--- The task ---
Search the material below for the word "this" and copy every line in which it occurs.

--- Excerpted records ---
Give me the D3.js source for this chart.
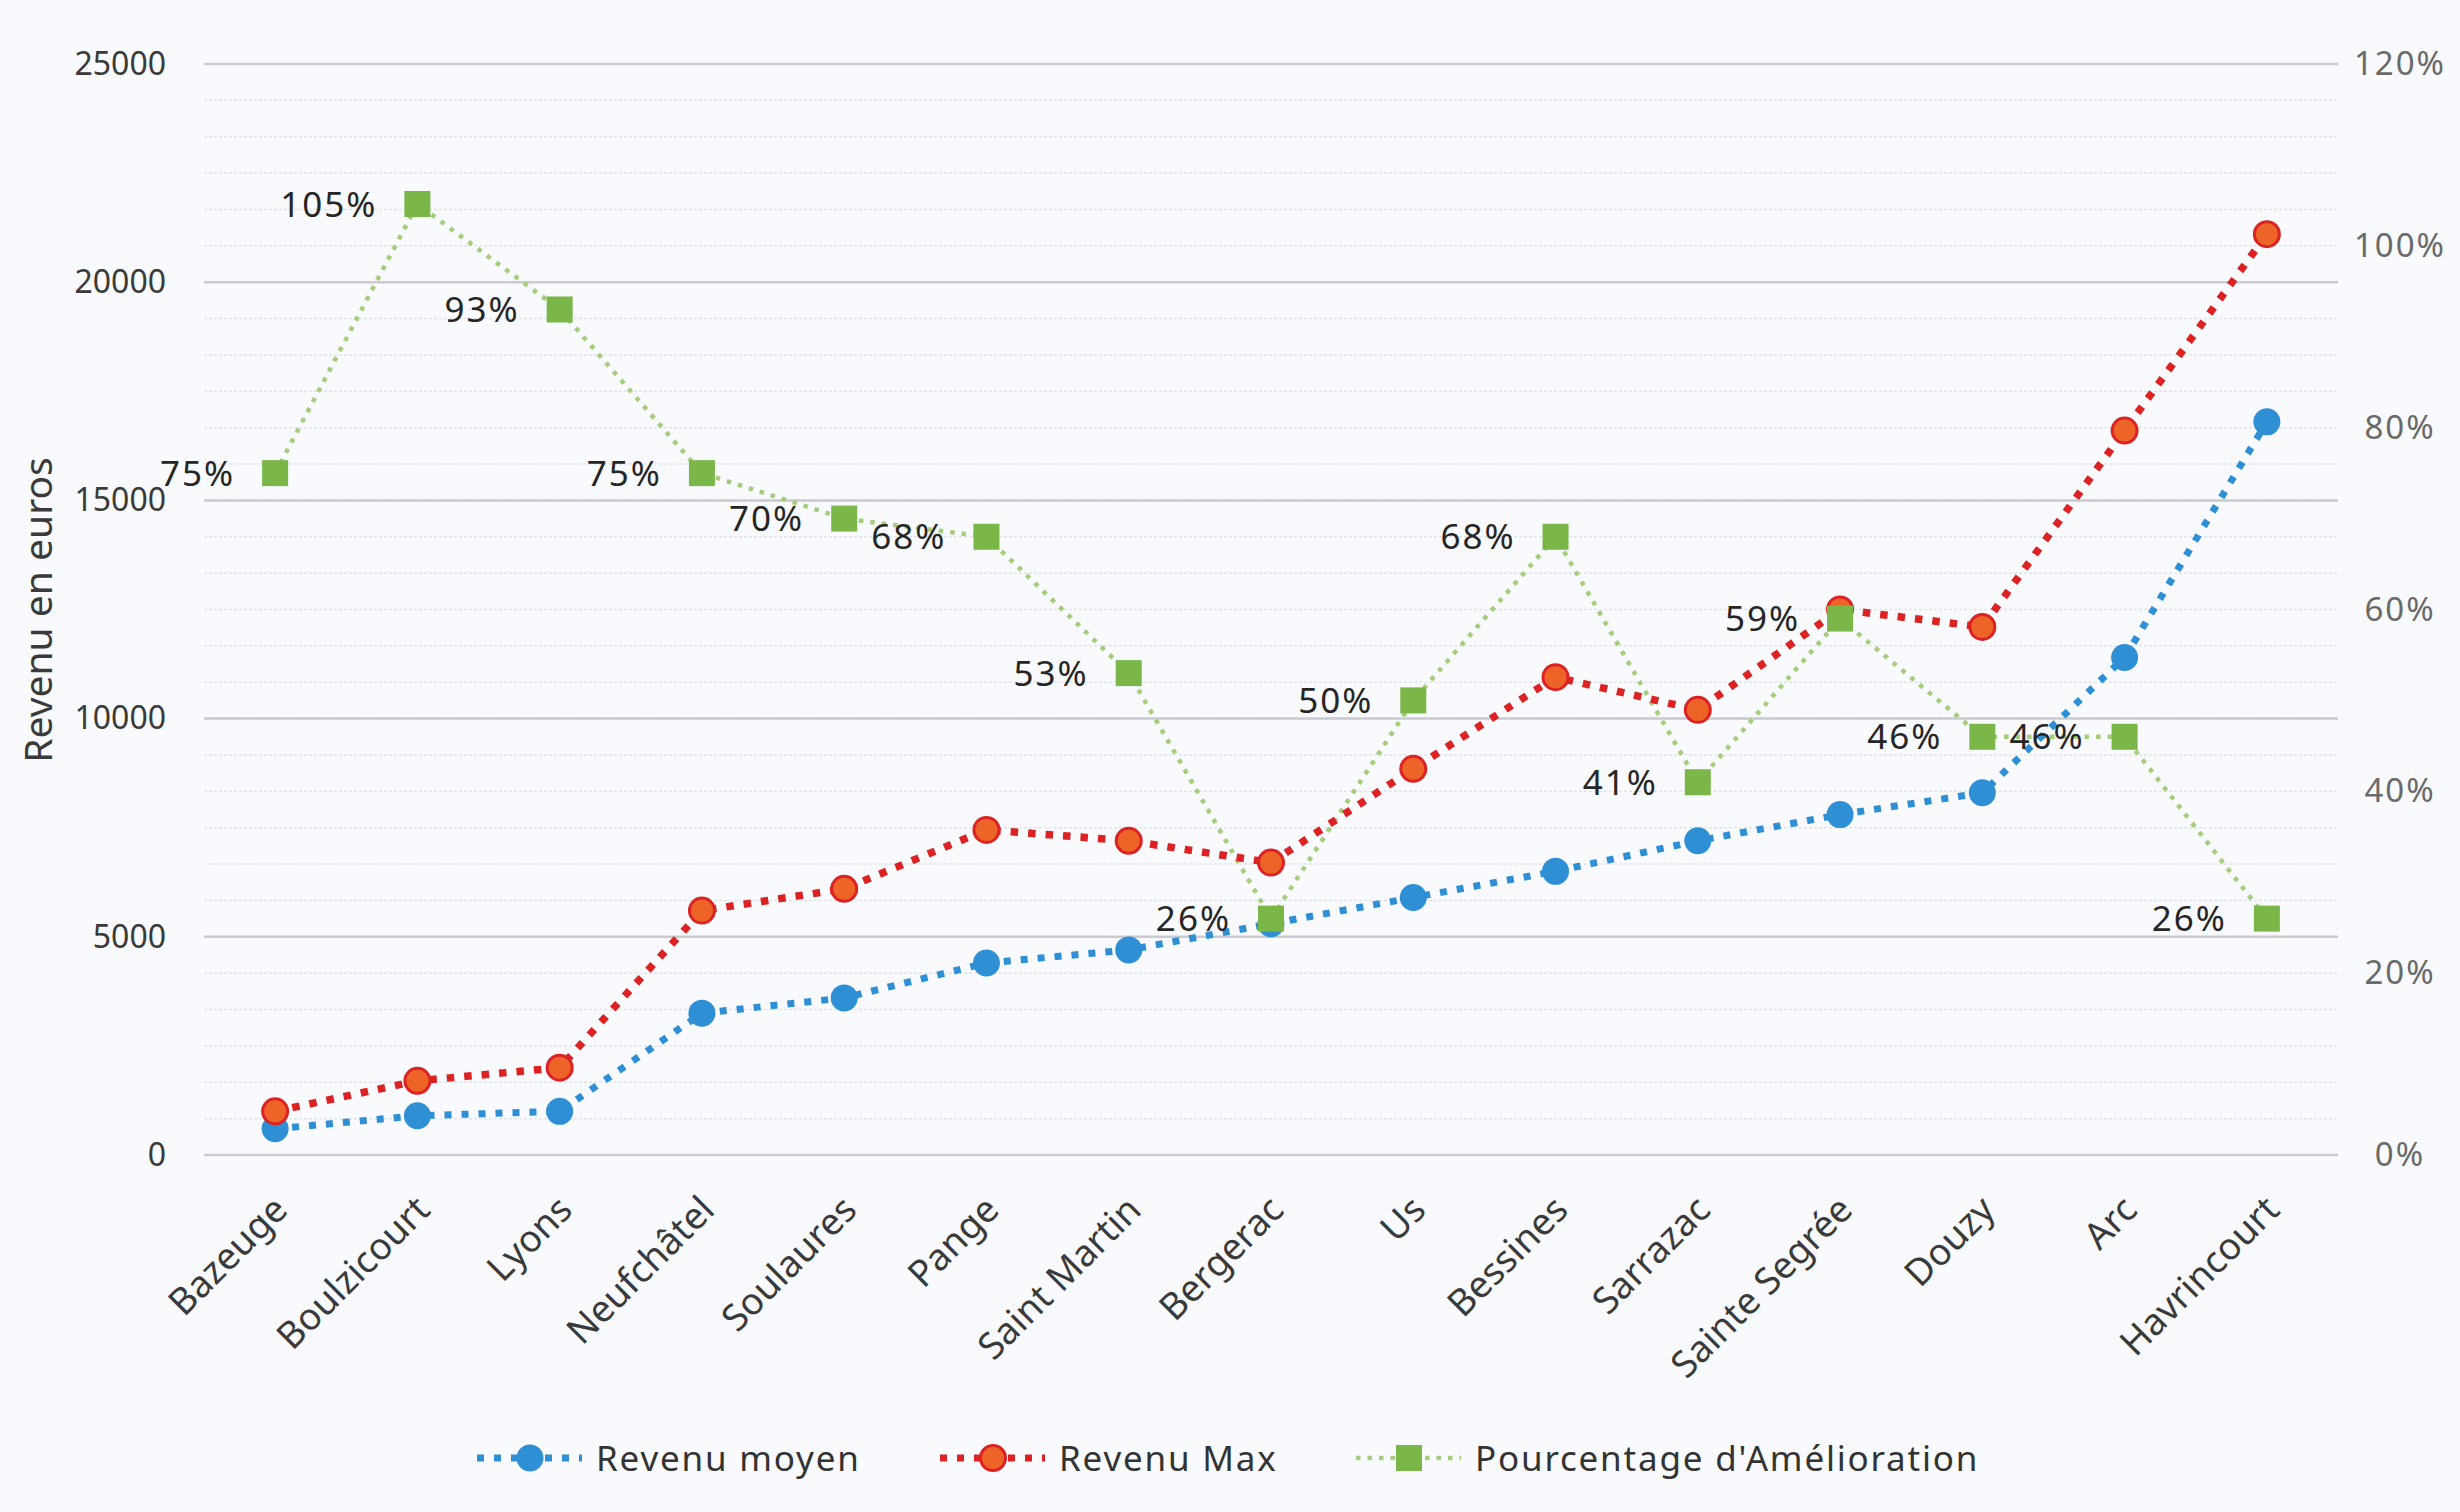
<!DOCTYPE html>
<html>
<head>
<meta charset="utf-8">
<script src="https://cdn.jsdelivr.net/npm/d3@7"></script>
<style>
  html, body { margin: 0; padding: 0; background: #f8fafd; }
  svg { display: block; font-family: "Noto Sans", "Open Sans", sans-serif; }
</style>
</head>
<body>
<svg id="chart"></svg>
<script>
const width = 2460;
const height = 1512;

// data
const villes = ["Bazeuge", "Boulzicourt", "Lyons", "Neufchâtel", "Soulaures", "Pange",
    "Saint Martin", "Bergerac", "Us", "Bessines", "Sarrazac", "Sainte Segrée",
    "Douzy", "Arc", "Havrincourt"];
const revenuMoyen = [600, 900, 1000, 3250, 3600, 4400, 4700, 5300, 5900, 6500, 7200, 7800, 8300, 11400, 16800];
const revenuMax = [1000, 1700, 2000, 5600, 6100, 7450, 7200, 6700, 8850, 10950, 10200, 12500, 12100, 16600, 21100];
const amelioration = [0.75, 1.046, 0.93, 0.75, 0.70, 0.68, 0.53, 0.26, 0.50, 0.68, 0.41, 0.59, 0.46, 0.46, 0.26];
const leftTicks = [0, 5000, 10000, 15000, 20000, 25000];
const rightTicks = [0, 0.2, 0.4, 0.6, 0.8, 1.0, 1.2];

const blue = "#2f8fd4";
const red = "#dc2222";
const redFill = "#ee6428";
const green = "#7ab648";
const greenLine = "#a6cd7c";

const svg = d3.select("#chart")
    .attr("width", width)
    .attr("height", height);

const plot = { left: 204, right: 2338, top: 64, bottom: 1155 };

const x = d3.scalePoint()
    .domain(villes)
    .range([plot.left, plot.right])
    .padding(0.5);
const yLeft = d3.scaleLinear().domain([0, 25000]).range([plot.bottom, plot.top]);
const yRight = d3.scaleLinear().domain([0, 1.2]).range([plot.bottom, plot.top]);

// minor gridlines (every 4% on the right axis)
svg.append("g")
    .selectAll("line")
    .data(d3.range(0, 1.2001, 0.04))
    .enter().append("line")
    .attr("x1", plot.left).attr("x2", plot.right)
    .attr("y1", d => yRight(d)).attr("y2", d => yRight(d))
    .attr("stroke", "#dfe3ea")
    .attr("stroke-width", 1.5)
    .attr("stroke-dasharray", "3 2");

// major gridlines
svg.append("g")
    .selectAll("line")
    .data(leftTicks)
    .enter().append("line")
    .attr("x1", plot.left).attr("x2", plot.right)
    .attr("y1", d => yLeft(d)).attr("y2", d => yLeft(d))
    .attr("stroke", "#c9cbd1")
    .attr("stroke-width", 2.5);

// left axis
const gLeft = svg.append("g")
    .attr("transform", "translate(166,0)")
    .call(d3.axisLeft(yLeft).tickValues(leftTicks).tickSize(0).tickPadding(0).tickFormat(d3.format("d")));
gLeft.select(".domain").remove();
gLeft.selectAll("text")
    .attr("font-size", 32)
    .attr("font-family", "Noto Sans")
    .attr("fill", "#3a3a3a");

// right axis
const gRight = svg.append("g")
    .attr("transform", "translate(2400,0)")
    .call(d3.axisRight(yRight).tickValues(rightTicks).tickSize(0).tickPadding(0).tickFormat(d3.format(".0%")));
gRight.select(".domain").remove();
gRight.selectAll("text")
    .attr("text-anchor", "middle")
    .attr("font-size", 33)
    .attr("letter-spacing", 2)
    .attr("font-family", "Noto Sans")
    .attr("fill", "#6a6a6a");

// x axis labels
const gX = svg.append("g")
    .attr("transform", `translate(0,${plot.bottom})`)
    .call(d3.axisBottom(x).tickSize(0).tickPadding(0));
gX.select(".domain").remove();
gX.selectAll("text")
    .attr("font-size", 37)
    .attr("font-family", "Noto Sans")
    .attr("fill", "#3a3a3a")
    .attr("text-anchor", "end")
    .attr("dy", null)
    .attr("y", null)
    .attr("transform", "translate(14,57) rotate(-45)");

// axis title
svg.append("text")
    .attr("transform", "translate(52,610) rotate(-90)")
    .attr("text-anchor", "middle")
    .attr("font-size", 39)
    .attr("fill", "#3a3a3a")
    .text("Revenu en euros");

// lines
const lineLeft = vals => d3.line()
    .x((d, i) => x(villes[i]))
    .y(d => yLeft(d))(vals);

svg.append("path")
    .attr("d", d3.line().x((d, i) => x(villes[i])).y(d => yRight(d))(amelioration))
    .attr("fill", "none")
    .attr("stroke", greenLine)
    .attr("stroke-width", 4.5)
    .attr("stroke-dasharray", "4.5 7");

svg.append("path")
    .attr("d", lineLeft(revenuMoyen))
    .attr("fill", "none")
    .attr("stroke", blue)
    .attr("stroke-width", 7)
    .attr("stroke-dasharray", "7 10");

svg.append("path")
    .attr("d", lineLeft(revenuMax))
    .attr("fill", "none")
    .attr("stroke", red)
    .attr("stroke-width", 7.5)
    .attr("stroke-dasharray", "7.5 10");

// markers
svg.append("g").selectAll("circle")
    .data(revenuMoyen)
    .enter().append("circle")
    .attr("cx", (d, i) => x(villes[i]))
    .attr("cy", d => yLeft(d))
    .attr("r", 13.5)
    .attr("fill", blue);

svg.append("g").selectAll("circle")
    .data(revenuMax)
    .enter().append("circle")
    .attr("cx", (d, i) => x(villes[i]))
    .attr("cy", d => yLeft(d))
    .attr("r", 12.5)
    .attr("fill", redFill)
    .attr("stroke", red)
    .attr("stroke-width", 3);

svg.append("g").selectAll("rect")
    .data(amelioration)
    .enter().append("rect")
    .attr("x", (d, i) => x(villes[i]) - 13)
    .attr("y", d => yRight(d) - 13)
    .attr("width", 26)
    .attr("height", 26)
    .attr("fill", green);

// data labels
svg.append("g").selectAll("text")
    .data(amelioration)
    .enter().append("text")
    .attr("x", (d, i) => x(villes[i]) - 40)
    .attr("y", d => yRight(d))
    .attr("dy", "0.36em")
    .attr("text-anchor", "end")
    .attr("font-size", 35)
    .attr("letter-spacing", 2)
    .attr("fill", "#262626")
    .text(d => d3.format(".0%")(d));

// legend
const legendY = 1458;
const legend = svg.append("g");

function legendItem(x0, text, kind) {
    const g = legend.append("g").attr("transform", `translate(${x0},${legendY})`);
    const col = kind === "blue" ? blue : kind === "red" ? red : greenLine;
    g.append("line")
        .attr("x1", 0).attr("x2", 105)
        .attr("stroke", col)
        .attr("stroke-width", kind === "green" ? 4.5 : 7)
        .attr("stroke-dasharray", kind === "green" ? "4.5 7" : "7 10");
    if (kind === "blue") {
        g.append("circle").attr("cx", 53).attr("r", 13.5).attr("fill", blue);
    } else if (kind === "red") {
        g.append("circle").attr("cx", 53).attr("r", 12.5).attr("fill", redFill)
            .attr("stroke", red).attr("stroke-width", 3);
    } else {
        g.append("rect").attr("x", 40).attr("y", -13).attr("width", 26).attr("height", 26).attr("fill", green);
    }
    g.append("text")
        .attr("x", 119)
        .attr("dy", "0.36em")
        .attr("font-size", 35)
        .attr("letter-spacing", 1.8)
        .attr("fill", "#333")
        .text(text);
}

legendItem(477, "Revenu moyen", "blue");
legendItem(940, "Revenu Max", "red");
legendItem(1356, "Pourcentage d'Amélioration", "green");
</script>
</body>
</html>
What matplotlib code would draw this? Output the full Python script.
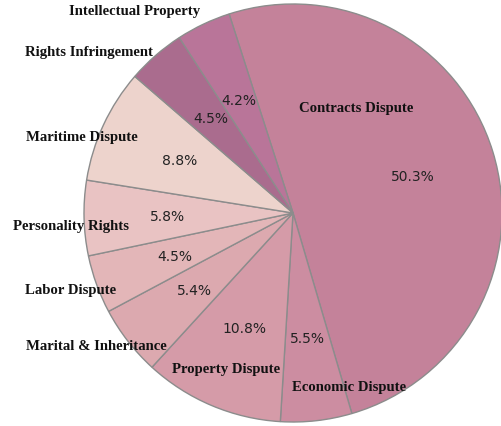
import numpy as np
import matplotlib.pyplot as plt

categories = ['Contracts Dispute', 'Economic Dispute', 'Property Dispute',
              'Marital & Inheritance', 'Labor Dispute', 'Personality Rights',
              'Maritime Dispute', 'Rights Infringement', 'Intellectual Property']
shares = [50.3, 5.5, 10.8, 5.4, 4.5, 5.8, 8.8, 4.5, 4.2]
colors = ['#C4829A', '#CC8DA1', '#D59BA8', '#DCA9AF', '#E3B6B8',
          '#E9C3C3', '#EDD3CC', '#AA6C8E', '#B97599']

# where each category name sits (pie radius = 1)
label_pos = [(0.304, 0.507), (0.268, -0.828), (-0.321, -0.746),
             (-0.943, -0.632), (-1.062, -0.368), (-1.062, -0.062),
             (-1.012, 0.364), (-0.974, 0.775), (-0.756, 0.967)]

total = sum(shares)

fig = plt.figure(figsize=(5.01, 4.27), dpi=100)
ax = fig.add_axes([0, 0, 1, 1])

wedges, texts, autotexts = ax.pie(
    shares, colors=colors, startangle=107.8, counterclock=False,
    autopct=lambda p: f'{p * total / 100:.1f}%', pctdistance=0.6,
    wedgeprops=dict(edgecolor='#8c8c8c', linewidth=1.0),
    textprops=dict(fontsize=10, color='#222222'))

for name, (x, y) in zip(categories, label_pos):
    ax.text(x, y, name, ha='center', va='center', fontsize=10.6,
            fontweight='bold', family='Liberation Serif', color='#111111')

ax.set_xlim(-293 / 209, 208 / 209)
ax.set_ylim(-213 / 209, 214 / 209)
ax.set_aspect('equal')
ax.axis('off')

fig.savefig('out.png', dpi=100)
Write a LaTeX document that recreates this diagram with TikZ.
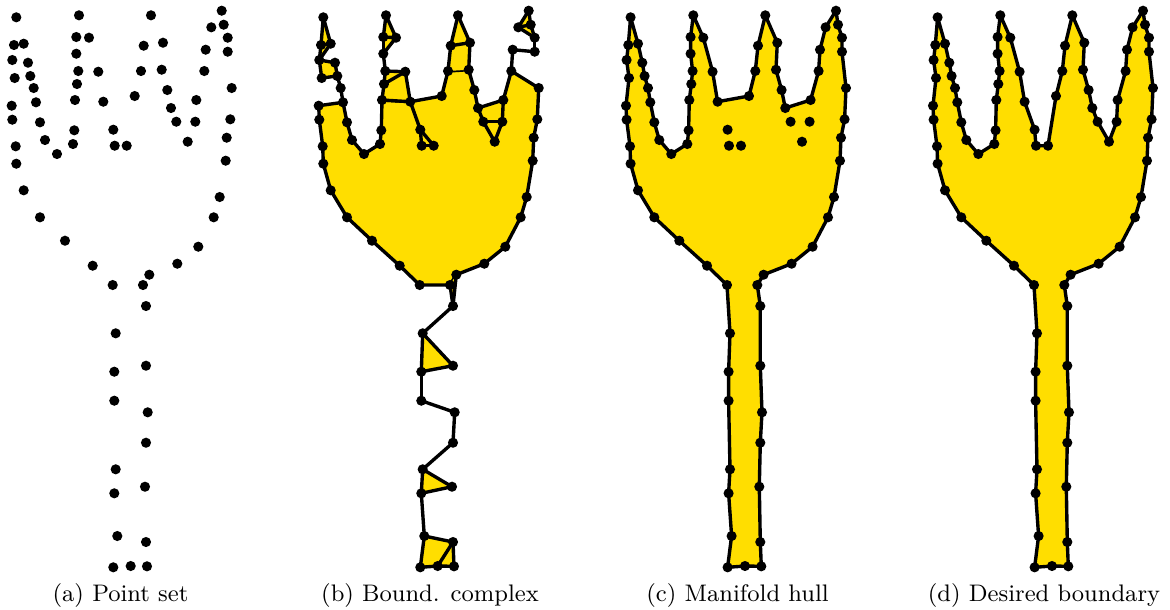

--- Answer in full ---
Give me the D3.js source for this chart.
What matplotlib code would draw this? Output the full Python script.
Write a LaTeX document that recreates this diagram with TikZ.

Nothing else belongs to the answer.